Some car buyers are being overcharged by more than £1,000 when they take out a loan to buy a car, the UK’s financial watchdog has warned.
The Financial Conduct Authority (FCA) said the industry practice of allowing dealers to set their own interest rates was costing consumers £300m a year.
Dealers overcharge to boost their commission, the FCA’s investigation concluded.
It said “we will act to address harm caused by this business model”.
The regulator launched its investigation into the car finance market in April 2017 after there was a rapid surge in consumer credit led by car dealership finance.
At the time, it said it was concerned about a lack of transparency and potential conflicts of interest.
In its final findings on motor finance, the FCA concluded that the widespread use of commission models, which allow brokers discretion to set the customer’s interest rate and thus earn higher commission, can lead to conflicts of interest that are not controlled adequately by lenders.
It said the practice can lead to customers paying significantly more for their motor finance.
Jonathan Davidson of the FCA said: “We found that some motor dealers are overcharging unsuspecting customers over a thousand pounds in interest charges in order to obtain bigger commission payouts for themselves.
“We also have concerns that firms may be failing to meet their existing obligations in relation to pre-contract disclosure and explanations, and affordability assessments.

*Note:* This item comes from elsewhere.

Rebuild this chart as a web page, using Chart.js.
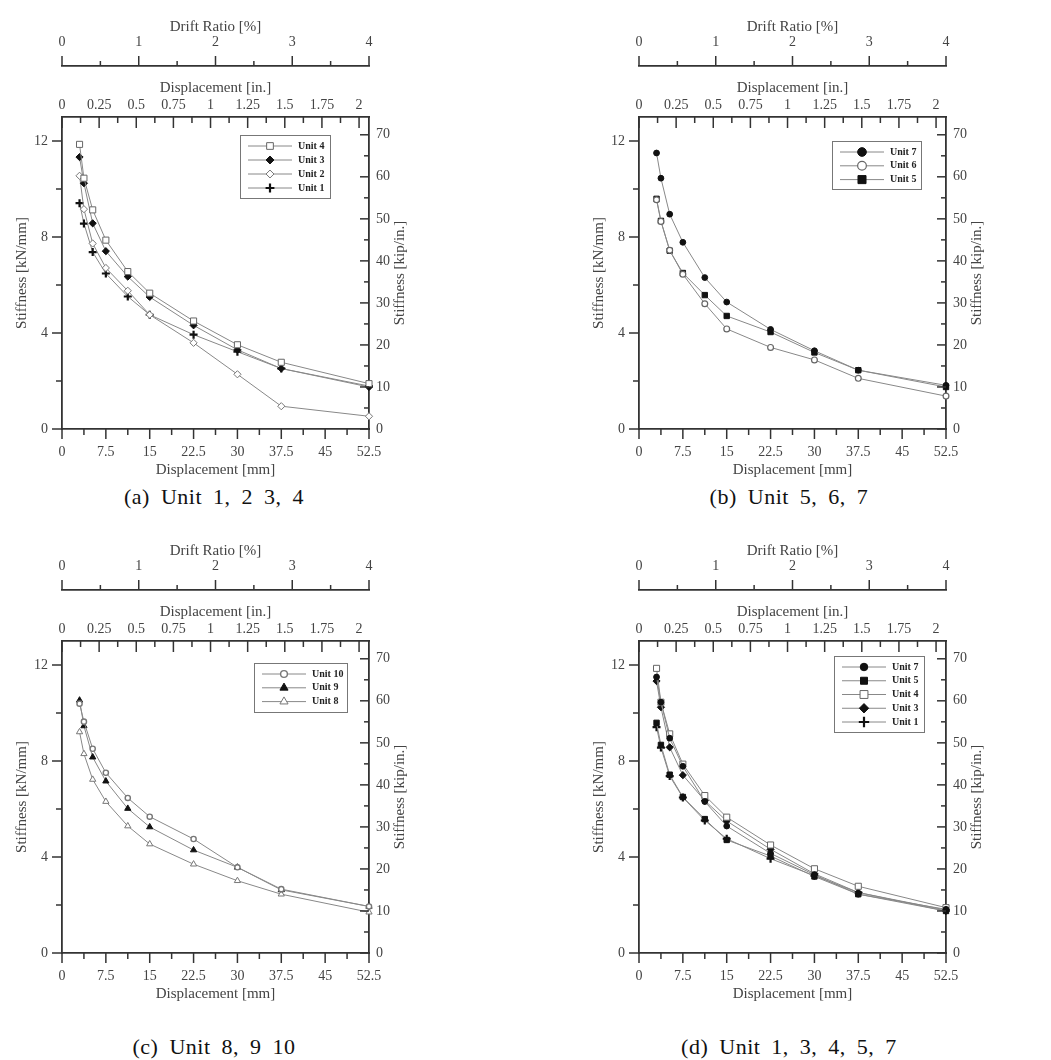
<!DOCTYPE html>
<html>
<head>
<meta charset="utf-8">
<script src="https://cdn.jsdelivr.net/npm/chart.js@4.4.0/dist/chart.umd.min.js"></script>
<style>
  body { margin: 0; background: #fff; width: 1051px; height: 1060px; position: relative; overflow: hidden; }
  .panel { position: absolute; }
  .cap { position: absolute; width: 320px; text-align: center; font-family: "Liberation Serif", serif;
         font-size: 22px; line-height: 26px; color: #111; word-spacing: 5px; letter-spacing: 0.5px; }
</style>
</head>
<body>
<canvas id="chartA" class="panel" width="470" height="480" style="left:0;top:0"></canvas>
<canvas id="chartB" class="panel" width="470" height="480" style="left:577px;top:0"></canvas>
<canvas id="chartC" class="panel" width="470" height="480" style="left:0;top:524px"></canvas>
<canvas id="chartD" class="panel" width="470" height="480" style="left:577px;top:524px"></canvas>
<div class="cap" style="left:54px;top:484px">(a) Unit 1, 2 3, 4</div>
<div class="cap" style="left:629px;top:484px">(b) Unit 5, 6, 7</div>
<div class="cap" style="left:54px;top:1034px">(c) Unit 8, 9 10</div>
<div class="cap" style="left:629px;top:1034px">(d) Unit 1, 3, 4, 5, 7</div>
<script>
// displacement steps [mm] and stiffness [kN/mm]
const dispMm = [3, 3.75, 5.25, 7.5, 11.25, 15, 22.5, 30, 37.5, 52.5];
const unit1 = [9.41, 8.56, 7.37, 6.48, 5.52, 4.76, 3.93, 3.22, 2.52, 1.79];
const unit2 = [10.55, 9.16, 7.73, 6.71, 5.76, 4.76, 3.59, 2.28, 0.95, 0.53];
const unit3 = [11.33, 10.24, 8.57, 7.41, 6.35, 5.5, 4.32, 3.3, 2.52, 1.75];
const unit4 = [11.86, 10.45, 9.13, 7.87, 6.56, 5.66, 4.5, 3.51, 2.78, 1.89];
const unit5 = [9.59, 8.67, 7.43, 6.5, 5.58, 4.71, 4.04, 3.19, 2.45, 1.75];
const unit6 = [9.55, 8.65, 7.45, 6.45, 5.22, 4.17, 3.4, 2.88, 2.11, 1.37];
const unit7 = [11.5, 10.45, 8.95, 7.78, 6.31, 5.29, 4.15, 3.26, 2.45, 1.82];
const unit8 = [9.21, 8.3, 7.23, 6.31, 5.29, 4.54, 3.7, 3.01, 2.45, 1.7];
const unit9 = [10.53, 9.46, 8.16, 7.16, 6.02, 5.25, 4.29, 3.57, 2.63, 1.94];
const unit10 = [10.39, 9.64, 8.51, 7.51, 6.46, 5.68, 4.75, 3.57, 2.66, 1.94];

const series = {
  'Unit 1': unit1, 'Unit 2': unit2, 'Unit 3': unit3, 'Unit 4': unit4, 'Unit 5': unit5,
  'Unit 6': unit6, 'Unit 7': unit7, 'Unit 8': unit8, 'Unit 9': unit9, 'Unit 10': unit10
};

// axis ranges / tick steps
const mmMax = 52.5, mmStep = 3.75, mmLabelStep = 7.5;
const mmPerIn = 25.4, inStep = 0.125, inLabelStep = 0.25;
const driftMax = 4, driftStep = 0.5;
const kNMax = 13, kNStep = 2, kNLabelStep = 4;
const kipPerKN = 1 / 0.17513, kipStep = 5, kipLabelStep = 10;
const rightTitle = 'Stiffness [kip/in.]';

const unitStyle = {
  'Unit 1':  { pointStyle: 'cross',    r: 4,   fill: '#111', stroke: '#111', bw: 2.2 },
  'Unit 2':  { pointStyle: 'rectRot',  r: 3.6, fill: '#fff', stroke: '#777', bw: 1 },
  'Unit 3':  { pointStyle: 'rectRot',  r: 3.6, fill: '#111', stroke: '#111', bw: 1 },
  'Unit 4':  { pointStyle: 'rect',     r: 4.3, fill: '#fff', stroke: '#666', bw: 1 },
  'Unit 5':  { pointStyle: 'rect',     r: 3.8, fill: '#111', stroke: '#111', bw: 1 },
  'Unit 6':  { pointStyle: 'circle',   r: 2.9, fill: '#fff', stroke: '#666', bw: 1.2 },
  'Unit 7':  { pointStyle: 'circle',   r: 2.9, fill: '#111', stroke: '#111', bw: 1 },
  'Unit 8':  { pointStyle: 'triangle', r: 3.6, fill: '#fff', stroke: '#777', bw: 1 },
  'Unit 9':  { pointStyle: 'triangle', r: 3.6, fill: '#111', stroke: '#111', bw: 1 },
  'Unit 10': { pointStyle: 'circle',   r: 2.6, fill: '#fff', stroke: '#777', bw: 1.4 }
};

const serif = '"Liberation Serif", "Times New Roman", serif';
const tickFont = { family: serif, size: 14 };
const titleFont = { family: serif, size: 15 };
const textColor = '#444';
const axisBorder = { color: '#333', width: 1.8 };

const isMult = (v, step) => Math.abs(v / step - Math.round(v / step)) < 1e-6;
const fmt = v => String(+v.toFixed(3));

function makeScales() {
  const noGrid = { display: false, drawTicks: false };
  return {
    x: {
      type: 'linear', position: 'bottom', min: 0, max: mmMax,
      grid: noGrid, border: axisBorder,
      ticks: { stepSize: mmStep, includeBounds: false, autoSkip: false, maxRotation: 0,
               padding: 15, font: tickFont, color: textColor,
               callback: v => isMult(v, mmLabelStep) ? fmt(v) : '' },
      title: { display: true, text: 'Displacement [mm]', font: titleFont, color: textColor, padding: 0 },
      afterFit: s => { s.height = 50; }
    },
    xIn: {
      type: 'linear', position: 'top', min: 0, max: mmMax / mmPerIn, weight: 0,
      grid: noGrid, border: axisBorder,
      ticks: { stepSize: inStep, includeBounds: false, autoSkip: false, maxRotation: 0,
               padding: 3, font: tickFont, color: textColor,
               callback: v => isMult(v, inLabelStep) ? fmt(v) : '' },
      title: { display: true, text: 'Displacement [in.]', font: titleFont, color: textColor, padding: { top: 13, bottom: 0 } },
      afterFit: s => { s.height = 51; }
    },
    xDrift: {
      type: 'linear', position: 'top', min: 0, max: driftMax, weight: 1,
      grid: noGrid, border: axisBorder,
      ticks: { stepSize: driftStep, includeBounds: false, autoSkip: false, maxRotation: 0,
               padding: 15, font: tickFont, color: textColor,
               callback: v => isMult(v, 1) ? fmt(v) : '' },
      title: { display: true, text: 'Drift Ratio [%]', font: titleFont, color: textColor, padding: { top: 18, bottom: 0 } },
      afterFit: s => { s.height = 66; }
    },
    y: {
      type: 'linear', position: 'left', min: 0, max: kNMax,
      grid: noGrid, border: axisBorder,
      ticks: { stepSize: kNStep, includeBounds: false, autoSkip: false,
               padding: 14, font: tickFont, color: textColor,
               callback: v => isMult(v, kNLabelStep) ? fmt(v) : '' },
      title: { display: true, text: 'Stiffness [kN/mm]', font: titleFont, color: textColor, padding: { top: 13, bottom: 0 } },
      afterFit: s => { s.width = 62; }
    },
    y2: {
      type: 'linear', position: 'right', min: 0, max: kNMax * kipPerKN,
      grid: noGrid, border: axisBorder,
      ticks: { stepSize: kipStep, includeBounds: false, autoSkip: false,
               padding: 7, font: tickFont, color: textColor,
               callback: v => isMult(v, kipLabelStep) ? fmt(v) : '' },
      title: { display: false },
      afterFit: s => { s.width = 50; }
    }
  };
}

// tick marks with major/minor lengths, some pointing into the plot
function tickMarks(specs) {
  return {
    id: 'tickMarks',
    afterDraw(chart) {
      const ctx = chart.ctx;
      ctx.save();
      ctx.strokeStyle = '#333';
      ctx.lineWidth = 1.5;
      specs.forEach(sp => {
        const s = chart.scales[sp.id];
        let base, out;
        if (s.position === 'left') { base = s.right; out = -1; }
        else if (s.position === 'right') { base = s.left; out = 1; }
        else if (s.position === 'top') { base = s.bottom; out = -1; }
        else { base = s.top; out = 1; }
        const sign = sp.inward ? -out : out;
        s.ticks.forEach(t => {
          const p = s.getPixelForValue(t.value);
          const len = t.label !== '' ? sp.major : sp.minor;
          ctx.beginPath();
          if (s.isHorizontal()) { ctx.moveTo(p, base); ctx.lineTo(p, base + sign * len); }
          else { ctx.moveTo(base, p); ctx.lineTo(base + sign * len, p); }
          ctx.stroke();
        });
      });

      // right axis title, reading bottom to top like the left one
      const r = chart.scales.y2;
      ctx.translate(r.right - 19, (r.top + r.bottom) / 2);
      ctx.rotate(-Math.PI / 2);
      ctx.fillStyle = textColor;
      ctx.font = titleFont.size + 'px ' + serif;
      ctx.textAlign = 'center';
      ctx.textBaseline = 'middle';
      ctx.fillText(rightTitle, 0, 0);
      ctx.restore();
    }
  };
}

const tickSpecs = [
  { id: 'x', inward: false, major: 10, minor: 6 },
  { id: 'xIn', inward: true, major: 11, minor: 6 },
  { id: 'xDrift', inward: false, major: 10, minor: 5 },
  { id: 'y', inward: false, major: 10, minor: 6 },
  { id: 'y2', inward: true, major: 9, minor: 5 }
];

// boxed legend inside the plot area
function boxLegend(cfg) {
  return {
    id: 'boxLegend',
    afterDraw(chart) {
      const { ctx, chartArea } = chart;
      const x0 = Math.round(chartArea.left + cfg.left), y0 = Math.round(chartArea.top + cfg.top);
      ctx.save();
      ctx.fillStyle = '#fff';
      ctx.fillRect(x0, y0, cfg.width, cfg.height);
      ctx.strokeStyle = '#777';
      ctx.lineWidth = 1;
      ctx.strokeRect(x0 + 0.5, y0 + 0.5, cfg.width, cfg.height);
      chart.data.datasets.forEach((ds, i) => {
        const y = y0 + 11 + i * cfg.row;
        ctx.strokeStyle = ds.borderColor;
        ctx.lineWidth = 1;
        ctx.beginPath(); ctx.moveTo(x0 + 8, y); ctx.lineTo(x0 + 52, y); ctx.stroke();
        ctx.fillStyle = ds.pointBackgroundColor;
        ctx.strokeStyle = ds.pointBorderColor;
        ctx.lineWidth = ds.pointBorderWidth;
        Chart.helpers.drawPoint(ctx, { pointStyle: ds.pointStyle, radius: ds.pointRadius * cfg.scale,
          rotation: 0, borderWidth: ds.pointBorderWidth }, x0 + 30, y);
        ctx.fillStyle = '#222';
        ctx.font = 'bold 10px ' + serif;
        ctx.textBaseline = 'middle';
        ctx.textAlign = 'left';
        ctx.fillText(ds.label, x0 + 58, y);
      });
      ctx.restore();
    }
  };
}

function makeDataset(name) {
  const st = unitStyle[name];
  const vals = series[name];
  return {
    label: name,
    data: dispMm.map((d, i) => ({ x: d, y: vals[i] })),
    xAxisID: 'x', yAxisID: 'y',
    borderColor: '#888', borderWidth: 1, fill: false, tension: 0, clip: false,
    pointStyle: st.pointStyle, pointRadius: st.r, pointHoverRadius: st.r,
    pointBackgroundColor: st.fill, pointBorderColor: st.stroke, pointBorderWidth: st.bw
  };
}

function makePanel(id, units, legendCfg) {
  new Chart(document.getElementById(id), {
    type: 'line',
    data: { datasets: units.map(makeDataset) },
    options: {
      responsive: false,
      animation: false,
      events: [],
      layout: { padding: { left: 0, top: 0, right: 51, bottom: 1 } },
      scales: makeScales(),
      plugins: { legend: { display: false }, title: { display: false }, tooltip: { enabled: false } }
    },
    plugins: [tickMarks(tickSpecs), boxLegend(legendCfg)]
  });
}

makePanel('chartA', ['Unit 4', 'Unit 3', 'Unit 2', 'Unit 1'],
  { left: 178, top: 18, width: 90, height: 63, row: 14, scale: 1.1 });
makePanel('chartB', ['Unit 7', 'Unit 6', 'Unit 5'],
  { left: 193, top: 24, width: 89, height: 48, row: 13.8, scale: 1.5 });
makePanel('chartC', ['Unit 10', 'Unit 9', 'Unit 8'],
  { left: 192, top: 22, width: 93, height: 49, row: 13.8, scale: 1.3 });
makePanel('chartD', ['Unit 7', 'Unit 5', 'Unit 4', 'Unit 3', 'Unit 1'],
  { left: 195, top: 15, width: 90, height: 76, row: 13.75, scale: 1.3 });
</script>
</body>
</html>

“This is simply not good enough and we expect firms to review their operations to address our concerns.”
The FCA said it was assessing the options for intervening in the market.
Options include strengthening existing rules or other steps such as banning certain types of commission model or limiting broker discretion.
In the meantime, the regulator said it would deal with individual firms where problems were identified, but it expects all lenders and brokers to review the way they do business to make sure they comply with the law and treat customers fairly.